Questions to ask your doctor
01Is my ferritin optimal for my age and sex, or just technically within the lab's reference range?
02Should we check the full iron panel — serum iron, TIBC, and transferrin saturation — alongside ferritin?
03Could inflammation be causing my high ferritin rather than true iron overload?
04If my ferritin is low, what form and dose of iron supplement do you recommend?
05Do I need genetic testing for hereditary hemochromatosis?
06How often should we recheck ferritin while I'm being treated?
Frequently asked questions
Can I have iron deficiency if my ferritin is "in range"?
Yes. Labs define normal as 12 ng/mL and above, but many people experience fatigue and hair loss when ferritin falls below 30–50 ng/mL. If you have symptoms and low-normal ferritin, it's worth a conversation with your doctor.
My ferritin is high but I feel fine. Should I be worried?
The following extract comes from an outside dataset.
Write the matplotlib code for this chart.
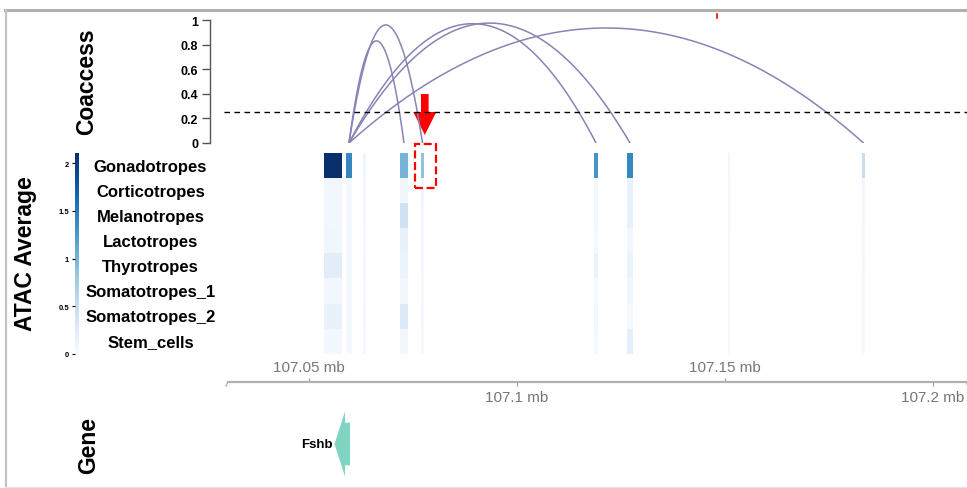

High ferritin is often asymptomatic in early stages. Your doctor will likely check inflammation markers, liver function, and may order genetic testing for hemochromatosis. High ferritin from inflammation is different from true iron overload — the cause determines the treatment.
What's the difference between ferritin and serum iron?
Serum iron measures what's circulating in your blood right now. Ferritin measures your stored reserves. You can have normal serum iron but very low ferritin — meaning reserves are nearly gone. That's why the full iron panel tells a more complete story than either test alone.
How do I raise low ferritin?
Dietary iron (red meat, liver, dark leafy greens, lentils), iron supplements, and treating the underlying cause. Pairing iron-rich foods or supplements with vitamin C improves absorption. Avoid calcium, coffee, and tea close to iron intake. Severe deficiency may require IV iron infusions.
Does ferritin go up during illness or infection?
Yes. Ferritin is an acute-phase reactant and can spike dramatically during acute infections, inflammatory flares, or serious illness. A high result after recent illness may not reflect your true iron status — your doctor may recommend retesting after recovery.